Müze’nin önünde Sibel Abla, Serkan ve Selda, içerideki mutfakta da güzel bir kahvaltı sofrası beni bekliyordu. Müzeden içeri adımımı atar atmaz, farklı bir dünyanın içine girdiğimi anladım. Bol sohbetli ve lezzetli bir kahvaltının ardından sokağa çıkıp müzeye yeniden sakince girdim. Birkaç saniyede geçtiğimiz girişi ve mutfağa giden birkaç basamağı bile daha sonra sindirerek gezmem dakikalarımı aldı. Artık tüm ayrıntılara bakacak vaktim vardı. Bu eski taş bina 1860’lardan kalmaydı. İnsan böyle eski binaları gördükçe, bizim elli yaşını anca doldurmuş binalarımızın “RANTSAL DÖNÜŞÜM”ünü düşünmeden edemiyor. Onca zorluğa rağmen yüzyılı aşkın süredir dayanmış şimdi de dimdik ayakta duran bu heybetli yapıların yanında, onun yarı yaşından bile küçük, sağlıksız binalarımızın depremlerde nasıl darmadağın olduğunu görmek çok acı. Teknoloji niye var o zaman? Onca bilgi, bilim ne için var? Bu eski taş binaya baktıkça, 1800’lerden daha mı ilerideyiz yoksa daha mı geride diye sormadan edemiyorum. Dün sabah başladığım yazıma, aynı yerde, müzenin önündeki bankta güneşe karşı yazmaya devam ederken bu ve onlarca soru geçiyor aklımdan. Evin kedisi Şahika’nın bile burada, Ankara’daki evinden çok daha mutlu olduğu o kadar belli ki. Ayaklarımın dibinde gerinip duruyor.

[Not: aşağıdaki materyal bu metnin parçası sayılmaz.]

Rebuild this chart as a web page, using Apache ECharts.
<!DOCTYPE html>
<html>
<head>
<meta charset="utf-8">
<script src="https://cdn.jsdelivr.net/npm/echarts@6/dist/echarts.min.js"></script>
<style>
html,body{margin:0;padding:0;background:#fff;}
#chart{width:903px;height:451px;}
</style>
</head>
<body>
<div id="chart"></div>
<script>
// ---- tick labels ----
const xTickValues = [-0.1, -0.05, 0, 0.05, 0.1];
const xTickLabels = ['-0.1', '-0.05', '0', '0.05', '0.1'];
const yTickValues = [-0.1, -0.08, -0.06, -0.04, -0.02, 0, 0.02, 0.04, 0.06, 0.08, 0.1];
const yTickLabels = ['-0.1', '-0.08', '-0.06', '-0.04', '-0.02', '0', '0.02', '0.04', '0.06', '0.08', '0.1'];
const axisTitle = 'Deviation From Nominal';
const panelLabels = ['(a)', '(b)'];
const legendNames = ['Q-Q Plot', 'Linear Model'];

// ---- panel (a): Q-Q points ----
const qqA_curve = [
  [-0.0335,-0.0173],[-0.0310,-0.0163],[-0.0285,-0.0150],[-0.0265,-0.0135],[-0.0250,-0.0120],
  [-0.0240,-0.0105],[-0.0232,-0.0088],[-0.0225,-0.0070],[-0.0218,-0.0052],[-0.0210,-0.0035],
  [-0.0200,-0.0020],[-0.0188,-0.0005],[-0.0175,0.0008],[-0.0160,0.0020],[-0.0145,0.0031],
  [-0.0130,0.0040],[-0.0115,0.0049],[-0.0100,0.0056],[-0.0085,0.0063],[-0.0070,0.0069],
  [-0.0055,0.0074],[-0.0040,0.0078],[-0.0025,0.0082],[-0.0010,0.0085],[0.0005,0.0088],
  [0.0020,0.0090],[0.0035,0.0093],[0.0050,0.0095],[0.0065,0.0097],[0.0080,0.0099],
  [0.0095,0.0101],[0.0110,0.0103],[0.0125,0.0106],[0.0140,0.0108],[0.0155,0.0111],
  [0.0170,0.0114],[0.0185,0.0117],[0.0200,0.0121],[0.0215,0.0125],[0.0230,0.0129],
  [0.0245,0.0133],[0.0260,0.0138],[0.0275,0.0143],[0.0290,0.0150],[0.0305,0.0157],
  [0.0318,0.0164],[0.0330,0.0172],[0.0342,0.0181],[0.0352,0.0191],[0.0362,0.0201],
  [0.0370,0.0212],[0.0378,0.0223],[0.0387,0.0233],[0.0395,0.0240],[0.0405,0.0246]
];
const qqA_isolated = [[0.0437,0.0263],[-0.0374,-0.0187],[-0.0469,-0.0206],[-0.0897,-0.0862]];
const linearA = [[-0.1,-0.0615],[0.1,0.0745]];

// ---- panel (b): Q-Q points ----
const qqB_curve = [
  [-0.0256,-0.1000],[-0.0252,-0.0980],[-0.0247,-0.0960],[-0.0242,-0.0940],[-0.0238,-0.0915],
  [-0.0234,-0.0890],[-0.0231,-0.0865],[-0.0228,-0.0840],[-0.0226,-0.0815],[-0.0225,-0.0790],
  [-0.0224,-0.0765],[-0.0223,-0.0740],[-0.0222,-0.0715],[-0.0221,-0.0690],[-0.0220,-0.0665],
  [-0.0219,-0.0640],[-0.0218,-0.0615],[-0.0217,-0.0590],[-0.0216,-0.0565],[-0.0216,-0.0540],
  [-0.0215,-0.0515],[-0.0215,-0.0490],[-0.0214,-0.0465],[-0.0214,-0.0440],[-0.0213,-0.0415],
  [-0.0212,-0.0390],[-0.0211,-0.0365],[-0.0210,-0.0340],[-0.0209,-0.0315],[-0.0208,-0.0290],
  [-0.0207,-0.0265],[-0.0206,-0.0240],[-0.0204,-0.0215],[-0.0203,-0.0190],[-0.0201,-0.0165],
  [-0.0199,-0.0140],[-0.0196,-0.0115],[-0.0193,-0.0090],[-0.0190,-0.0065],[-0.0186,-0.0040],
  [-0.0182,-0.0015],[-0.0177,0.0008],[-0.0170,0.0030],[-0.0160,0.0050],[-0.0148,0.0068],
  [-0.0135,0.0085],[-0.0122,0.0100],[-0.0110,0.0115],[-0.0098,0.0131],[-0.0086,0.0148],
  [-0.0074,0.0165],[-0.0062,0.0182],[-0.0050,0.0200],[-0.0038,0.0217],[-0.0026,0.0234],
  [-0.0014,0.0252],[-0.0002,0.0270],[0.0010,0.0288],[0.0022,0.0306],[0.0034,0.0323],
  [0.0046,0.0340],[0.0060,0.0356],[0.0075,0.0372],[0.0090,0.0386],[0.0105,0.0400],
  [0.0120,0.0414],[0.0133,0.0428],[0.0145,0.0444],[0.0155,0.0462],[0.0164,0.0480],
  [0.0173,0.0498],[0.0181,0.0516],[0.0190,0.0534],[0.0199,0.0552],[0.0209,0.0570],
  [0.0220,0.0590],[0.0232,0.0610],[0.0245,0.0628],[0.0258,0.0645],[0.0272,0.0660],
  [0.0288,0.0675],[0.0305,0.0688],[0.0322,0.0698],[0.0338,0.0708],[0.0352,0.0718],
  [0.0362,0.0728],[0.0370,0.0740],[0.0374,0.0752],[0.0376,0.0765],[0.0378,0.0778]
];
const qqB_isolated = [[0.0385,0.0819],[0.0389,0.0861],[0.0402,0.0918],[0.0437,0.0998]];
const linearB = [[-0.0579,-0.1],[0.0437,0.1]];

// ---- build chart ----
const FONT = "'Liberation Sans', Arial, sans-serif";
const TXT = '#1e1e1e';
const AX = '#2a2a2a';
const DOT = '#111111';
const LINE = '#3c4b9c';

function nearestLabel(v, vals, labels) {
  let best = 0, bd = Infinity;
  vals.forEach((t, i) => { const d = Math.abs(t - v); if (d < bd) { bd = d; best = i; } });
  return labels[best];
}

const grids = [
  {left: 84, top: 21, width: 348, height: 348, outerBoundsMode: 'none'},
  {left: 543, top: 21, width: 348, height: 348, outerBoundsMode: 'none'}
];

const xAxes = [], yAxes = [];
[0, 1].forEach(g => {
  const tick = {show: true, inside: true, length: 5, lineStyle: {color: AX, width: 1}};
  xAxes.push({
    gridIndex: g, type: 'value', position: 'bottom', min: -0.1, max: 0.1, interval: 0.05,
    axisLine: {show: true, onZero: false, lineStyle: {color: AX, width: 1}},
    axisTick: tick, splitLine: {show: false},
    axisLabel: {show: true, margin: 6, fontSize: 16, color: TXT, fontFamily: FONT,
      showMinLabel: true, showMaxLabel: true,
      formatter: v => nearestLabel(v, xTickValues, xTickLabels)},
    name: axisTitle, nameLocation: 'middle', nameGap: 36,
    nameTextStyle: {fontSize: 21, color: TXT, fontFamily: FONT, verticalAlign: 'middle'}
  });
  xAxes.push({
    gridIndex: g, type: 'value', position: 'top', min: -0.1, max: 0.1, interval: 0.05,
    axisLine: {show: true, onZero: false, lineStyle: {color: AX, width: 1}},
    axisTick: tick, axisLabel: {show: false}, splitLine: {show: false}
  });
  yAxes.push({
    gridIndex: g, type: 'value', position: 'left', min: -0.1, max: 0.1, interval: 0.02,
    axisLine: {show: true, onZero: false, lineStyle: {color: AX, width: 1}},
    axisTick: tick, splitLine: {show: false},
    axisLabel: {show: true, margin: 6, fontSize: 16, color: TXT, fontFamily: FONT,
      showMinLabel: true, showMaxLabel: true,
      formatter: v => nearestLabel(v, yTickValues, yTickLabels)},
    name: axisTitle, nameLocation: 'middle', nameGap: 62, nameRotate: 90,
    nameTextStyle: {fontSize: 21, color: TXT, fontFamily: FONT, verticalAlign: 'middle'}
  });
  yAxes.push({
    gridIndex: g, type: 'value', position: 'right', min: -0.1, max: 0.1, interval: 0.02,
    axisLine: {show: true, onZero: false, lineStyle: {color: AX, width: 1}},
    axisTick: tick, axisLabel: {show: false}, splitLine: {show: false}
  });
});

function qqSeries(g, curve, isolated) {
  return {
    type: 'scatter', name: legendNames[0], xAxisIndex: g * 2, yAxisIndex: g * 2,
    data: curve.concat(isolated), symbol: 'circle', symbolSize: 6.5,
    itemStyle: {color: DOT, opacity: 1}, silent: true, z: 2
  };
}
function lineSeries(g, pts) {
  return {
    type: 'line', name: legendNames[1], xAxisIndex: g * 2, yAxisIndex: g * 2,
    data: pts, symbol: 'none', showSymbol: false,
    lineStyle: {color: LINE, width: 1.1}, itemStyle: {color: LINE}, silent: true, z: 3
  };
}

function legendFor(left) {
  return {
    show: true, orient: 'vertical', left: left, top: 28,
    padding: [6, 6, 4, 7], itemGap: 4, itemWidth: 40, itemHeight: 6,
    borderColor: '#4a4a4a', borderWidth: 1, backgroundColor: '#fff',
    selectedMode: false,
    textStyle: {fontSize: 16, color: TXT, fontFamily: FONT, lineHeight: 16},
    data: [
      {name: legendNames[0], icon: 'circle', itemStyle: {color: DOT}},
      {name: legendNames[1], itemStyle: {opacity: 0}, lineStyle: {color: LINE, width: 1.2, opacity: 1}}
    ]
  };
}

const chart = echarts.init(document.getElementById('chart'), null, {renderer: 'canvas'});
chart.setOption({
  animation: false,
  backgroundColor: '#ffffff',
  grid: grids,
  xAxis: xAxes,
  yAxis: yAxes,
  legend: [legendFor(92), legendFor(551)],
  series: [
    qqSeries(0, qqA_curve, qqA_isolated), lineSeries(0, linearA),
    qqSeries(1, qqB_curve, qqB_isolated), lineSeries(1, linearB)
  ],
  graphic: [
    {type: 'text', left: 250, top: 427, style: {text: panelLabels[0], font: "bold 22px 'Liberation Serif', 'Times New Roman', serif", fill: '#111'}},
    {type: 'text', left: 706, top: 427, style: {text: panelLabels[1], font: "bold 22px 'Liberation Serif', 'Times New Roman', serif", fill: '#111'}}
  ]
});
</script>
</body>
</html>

Birazdan merkeze doğru gideceğim ve bakalım başka nasıl hikayelerle döneceğim. Ama şimdi size müzeyi gezdireyim biraz. Aslında instgramda fotoğrafları “HEMEN” paylaştım. Malum “HEMEN” olması önemli. NEDEN HEMEN? Ama ben o hemen olayını sevmediğimi anlıyorum. Yazı ve fotoğrafı birlikte harmanlamak daha iyi geliyor bana. Ama daha fazla zaman, daha fazla emek istiyor. Olsuuuunnn. Zaman nedir ki? Biz zamanı nasıl şekillendiriyorsak zaman da bizi öyle şekillendirmiyor mu? Zaman biz varsak var, yoksak o da yok. Değerli olabilecek zamanları yok ederken kendimizdeki değerleri mi yok ediyoruz acaba?